## start Supplied material
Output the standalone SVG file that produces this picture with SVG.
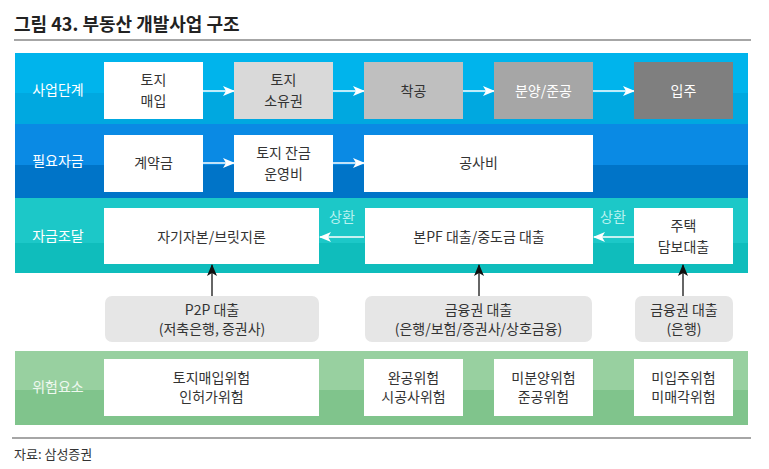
<svg xmlns="http://www.w3.org/2000/svg" width="769" height="469" viewBox="0 0 769 469">
<defs>
<style>
text{font-family:"Noto Sans CJK KR","Noto Sans",sans-serif;font-size:14px;fill:#333;text-anchor:middle}
.lbl{fill:#fff;font-size:14px}
.lbl4{fill:#eef8ef;font-size:14px}
.wt{fill:#fff}
.box{fill:#fff}
.gbox{fill:#e6e6e6}
.wa{stroke:#fff;stroke-width:1.5;fill:none}
.ba{stroke:#333;stroke-width:1.5;fill:none}
.rep{fill:#b8f2f0;font-size:14px}
</style>
<marker id="wh" viewBox="0 0 12 10" refX="11" refY="5" markerWidth="12" markerHeight="10" markerUnits="userSpaceOnUse" orient="auto">
<path d="M0,0 L12,5 L0,10 L3,5 Z" fill="#fff"/>
</marker>
<marker id="bh" viewBox="0 0 12 10" refX="11" refY="5" markerWidth="12" markerHeight="10" markerUnits="userSpaceOnUse" orient="auto">
<path d="M0,0 L12,5 L0,10 L3,5 Z" fill="#111"/>
</marker>
</defs>
<rect width="769" height="469" fill="#fff"/>
<text x="14" y="31" style="text-anchor:start;font-size:18px;font-weight:bold;fill:#222">그림 43. 부동산 개발사업 구조</text>
<line x1="14" y1="40" x2="751" y2="40" stroke="#888" stroke-width="1.5"/>

<g id="bands">
<rect x="15" y="53" width="733" height="40" fill="#00b4ec"/>
<rect x="15" y="93" width="733" height="31" fill="#00a8e0"/>
<rect x="15" y="124" width="733" height="41" fill="#0a8ae4"/>
<rect x="15" y="165" width="733" height="33" fill="#0074c8"/>
<rect x="15" y="198" width="733" height="45" fill="#1cc8c8"/>
<rect x="15" y="243" width="733" height="30" fill="#0fbdbc"/>
<rect x="15" y="351" width="733" height="39" fill="#98d0a0"/>
<rect x="15" y="390" width="733" height="35" fill="#80c48c"/>
<text class="lbl" x="58" y="95">사업단계</text>
<text class="lbl" x="58" y="166">필요자금</text>
<text class="lbl" x="58" y="241">자금조달</text>
<text class="lbl4" x="58" y="392">위험요소</text>
</g>

<g id="connectors">
<line class="wa" x1="203" y1="91" x2="234" y2="91" marker-end="url(#wh)"/>
<line class="wa" x1="333" y1="91" x2="364" y2="91" marker-end="url(#wh)"/>
<line class="wa" x1="463" y1="91" x2="494" y2="91" marker-end="url(#wh)"/>
<line class="wa" x1="593" y1="91" x2="634" y2="91" marker-end="url(#wh)"/>
<line class="wa" x1="203" y1="163" x2="234" y2="163" marker-end="url(#wh)"/>
<line class="wa" x1="333" y1="163" x2="364" y2="163" marker-end="url(#wh)"/>
<line class="wa" x1="364" y1="237" x2="320" y2="237" marker-end="url(#wh)"/>
<line class="wa" x1="634" y1="237" x2="594" y2="237" marker-end="url(#wh)"/>
<text class="rep" x="342" y="222">상환</text>
<text class="rep" x="613" y="222">상환</text>
<line class="ba" x1="212" y1="296" x2="212" y2="265" marker-end="url(#bh)"/>
<line class="ba" x1="479" y1="296" x2="479" y2="265" marker-end="url(#bh)"/>
<line class="ba" x1="683" y1="296" x2="683" y2="265" marker-end="url(#bh)"/>
</g>

<g id="n-land-buy"><rect class="box" x="104" y="62" width="99" height="57"/><text x="153.5" y="85">토지</text><text x="153.5" y="106">매입</text></g>
<g id="n-land-own"><rect x="234" y="62" width="99" height="57" fill="#d9d9d9"/><text x="283.5" y="85">토지</text><text x="283.5" y="106">소유권</text></g>
<g id="n-start"><rect x="364" y="62" width="99" height="57" fill="#bfbfbf"/><text x="413.5" y="96">착공</text></g>
<g id="n-sale"><rect x="494" y="62" width="99" height="57" fill="#a6a6a6"/><text class="wt" x="543.5" y="96">분양/준공</text></g>
<g id="n-move"><rect x="634" y="62" width="99" height="57" fill="#7f7f7f"/><text class="wt" x="683.5" y="96">입주</text></g>

<g id="n-deposit"><rect class="box" x="104" y="135" width="99" height="57"/><text x="153.5" y="168">계약금</text></g>
<g id="n-balance"><rect class="box" x="234" y="135" width="99" height="57"/><text x="283.5" y="158">토지 잔금</text><text x="283.5" y="179">운영비</text></g>
<g id="n-cost"><rect class="box" x="364" y="135" width="229" height="57"/><text x="478.5" y="168">공사비</text></g>

<g id="n-equity"><rect class="box" x="104" y="208" width="215" height="56"/><text x="211.5" y="242">자기자본/브릿지론</text></g>
<g id="n-pf"><rect class="box" x="365" y="208" width="228" height="56"/><text x="479" y="242">본PF 대출/중도금 대출</text></g>
<g id="n-mortgage"><rect class="box" x="634" y="208" width="99" height="56"/><text x="683.5" y="231">주택</text><text x="683.5" y="252">담보대출</text></g>

<g id="n-p2p"><rect class="gbox" x="105" y="296" width="214" height="46" rx="7"/><text x="212" y="315">P2P 대출</text><text x="212" y="334">(저축은행, 증권사)</text></g>
<g id="n-fin"><rect class="gbox" x="365" y="296" width="227" height="46" rx="7"/><text x="478.5" y="315">금융권 대출</text><text x="478.5" y="334">(은행/보험/증권사/상호금융)</text></g>
<g id="n-bank"><rect class="gbox" x="635" y="296" width="98" height="46" rx="7"/><text x="684" y="315">금융권 대출</text><text x="684" y="334">(은행)</text></g>

<g id="n-risk1"><rect class="box" x="104" y="359" width="215" height="57"/><text x="211.5" y="383">토지매입위험</text><text x="211.5" y="402">인허가위험</text></g>
<g id="n-risk2"><rect class="box" x="364" y="359" width="99" height="57"/><text x="413.5" y="383">완공위험</text><text x="413.5" y="402">시공사위험</text></g>
<g id="n-risk3"><rect class="box" x="494" y="359" width="99" height="57"/><text x="543.5" y="383">미분양위험</text><text x="543.5" y="402">준공위험</text></g>
<g id="n-risk4"><rect class="box" x="634" y="359" width="99" height="57"/><text x="683.5" y="383">미입주위험</text><text x="683.5" y="402">미매각위험</text></g>

<line x1="12" y1="438" x2="751" y2="438" stroke="#888" stroke-width="1.5"/>
<text x="14" y="459" style="text-anchor:start;font-size:13px">자료: 삼성증권</text>
</svg>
## end Supplied material
__Task directions__. Repeat the material exactly as it reads, without any of its pictures.

__The solution__.
Output the standalone SVG file that produces this picture with SVG.
<svg xmlns="http://www.w3.org/2000/svg" width="769" height="469" viewBox="0 0 769 469">
<defs>
<style>
text{font-family:"Noto Sans CJK KR","Noto Sans",sans-serif;font-size:14px;fill:#333;text-anchor:middle}
.lbl{fill:#fff;font-size:14px}
.lbl4{fill:#eef8ef;font-size:14px}
.wt{fill:#fff}
.box{fill:#fff}
.gbox{fill:#e6e6e6}
.wa{stroke:#fff;stroke-width:1.5;fill:none}
.ba{stroke:#333;stroke-width:1.5;fill:none}
.rep{fill:#b8f2f0;font-size:14px}
</style>
<marker id="wh" viewBox="0 0 12 10" refX="11" refY="5" markerWidth="12" markerHeight="10" markerUnits="userSpaceOnUse" orient="auto">
<path d="M0,0 L12,5 L0,10 L3,5 Z" fill="#fff"/>
</marker>
<marker id="bh" viewBox="0 0 12 10" refX="11" refY="5" markerWidth="12" markerHeight="10" markerUnits="userSpaceOnUse" orient="auto">
<path d="M0,0 L12,5 L0,10 L3,5 Z" fill="#111"/>
</marker>
</defs>
<rect width="769" height="469" fill="#fff"/>
<text x="14" y="31" style="text-anchor:start;font-size:18px;font-weight:bold;fill:#222">그림 43. 부동산 개발사업 구조</text>
<line x1="14" y1="40" x2="751" y2="40" stroke="#888" stroke-width="1.5"/>

<g id="bands">
<rect x="15" y="53" width="733" height="40" fill="#00b4ec"/>
<rect x="15" y="93" width="733" height="31" fill="#00a8e0"/>
<rect x="15" y="124" width="733" height="41" fill="#0a8ae4"/>
<rect x="15" y="165" width="733" height="33" fill="#0074c8"/>
<rect x="15" y="198" width="733" height="45" fill="#1cc8c8"/>
<rect x="15" y="243" width="733" height="30" fill="#0fbdbc"/>
<rect x="15" y="351" width="733" height="39" fill="#98d0a0"/>
<rect x="15" y="390" width="733" height="35" fill="#80c48c"/>
<text class="lbl" x="58" y="95">사업단계</text>
<text class="lbl" x="58" y="166">필요자금</text>
<text class="lbl" x="58" y="241">자금조달</text>
<text class="lbl4" x="58" y="392">위험요소</text>
</g>

<g id="connectors">
<line class="wa" x1="203" y1="91" x2="234" y2="91" marker-end="url(#wh)"/>
<line class="wa" x1="333" y1="91" x2="364" y2="91" marker-end="url(#wh)"/>
<line class="wa" x1="463" y1="91" x2="494" y2="91" marker-end="url(#wh)"/>
<line class="wa" x1="593" y1="91" x2="634" y2="91" marker-end="url(#wh)"/>
<line class="wa" x1="203" y1="163" x2="234" y2="163" marker-end="url(#wh)"/>
<line class="wa" x1="333" y1="163" x2="364" y2="163" marker-end="url(#wh)"/>
<line class="wa" x1="364" y1="237" x2="320" y2="237" marker-end="url(#wh)"/>
<line class="wa" x1="634" y1="237" x2="594" y2="237" marker-end="url(#wh)"/>
<text class="rep" x="342" y="222">상환</text>
<text class="rep" x="613" y="222">상환</text>
<line class="ba" x1="212" y1="296" x2="212" y2="265" marker-end="url(#bh)"/>
<line class="ba" x1="479" y1="296" x2="479" y2="265" marker-end="url(#bh)"/>
<line class="ba" x1="683" y1="296" x2="683" y2="265" marker-end="url(#bh)"/>
</g>

<g id="n-land-buy"><rect class="box" x="104" y="62" width="99" height="57"/><text x="153.5" y="85">토지</text><text x="153.5" y="106">매입</text></g>
<g id="n-land-own"><rect x="234" y="62" width="99" height="57" fill="#d9d9d9"/><text x="283.5" y="85">토지</text><text x="283.5" y="106">소유권</text></g>
<g id="n-start"><rect x="364" y="62" width="99" height="57" fill="#bfbfbf"/><text x="413.5" y="96">착공</text></g>
<g id="n-sale"><rect x="494" y="62" width="99" height="57" fill="#a6a6a6"/><text class="wt" x="543.5" y="96">분양/준공</text></g>
<g id="n-move"><rect x="634" y="62" width="99" height="57" fill="#7f7f7f"/><text class="wt" x="683.5" y="96">입주</text></g>

<g id="n-deposit"><rect class="box" x="104" y="135" width="99" height="57"/><text x="153.5" y="168">계약금</text></g>
<g id="n-balance"><rect class="box" x="234" y="135" width="99" height="57"/><text x="283.5" y="158">토지 잔금</text><text x="283.5" y="179">운영비</text></g>
<g id="n-cost"><rect class="box" x="364" y="135" width="229" height="57"/><text x="478.5" y="168">공사비</text></g>

<g id="n-equity"><rect class="box" x="104" y="208" width="215" height="56"/><text x="211.5" y="242">자기자본/브릿지론</text></g>
<g id="n-pf"><rect class="box" x="365" y="208" width="228" height="56"/><text x="479" y="242">본PF 대출/중도금 대출</text></g>
<g id="n-mortgage"><rect class="box" x="634" y="208" width="99" height="56"/><text x="683.5" y="231">주택</text><text x="683.5" y="252">담보대출</text></g>

<g id="n-p2p"><rect class="gbox" x="105" y="296" width="214" height="46" rx="7"/><text x="212" y="315">P2P 대출</text><text x="212" y="334">(저축은행, 증권사)</text></g>
<g id="n-fin"><rect class="gbox" x="365" y="296" width="227" height="46" rx="7"/><text x="478.5" y="315">금융권 대출</text><text x="478.5" y="334">(은행/보험/증권사/상호금융)</text></g>
<g id="n-bank"><rect class="gbox" x="635" y="296" width="98" height="46" rx="7"/><text x="684" y="315">금융권 대출</text><text x="684" y="334">(은행)</text></g>

<g id="n-risk1"><rect class="box" x="104" y="359" width="215" height="57"/><text x="211.5" y="383">토지매입위험</text><text x="211.5" y="402">인허가위험</text></g>
<g id="n-risk2"><rect class="box" x="364" y="359" width="99" height="57"/><text x="413.5" y="383">완공위험</text><text x="413.5" y="402">시공사위험</text></g>
<g id="n-risk3"><rect class="box" x="494" y="359" width="99" height="57"/><text x="543.5" y="383">미분양위험</text><text x="543.5" y="402">준공위험</text></g>
<g id="n-risk4"><rect class="box" x="634" y="359" width="99" height="57"/><text x="683.5" y="383">미입주위험</text><text x="683.5" y="402">미매각위험</text></g>

<line x1="12" y1="438" x2="751" y2="438" stroke="#888" stroke-width="1.5"/>
<text x="14" y="459" style="text-anchor:start;font-size:13px">자료: 삼성증권</text>
</svg>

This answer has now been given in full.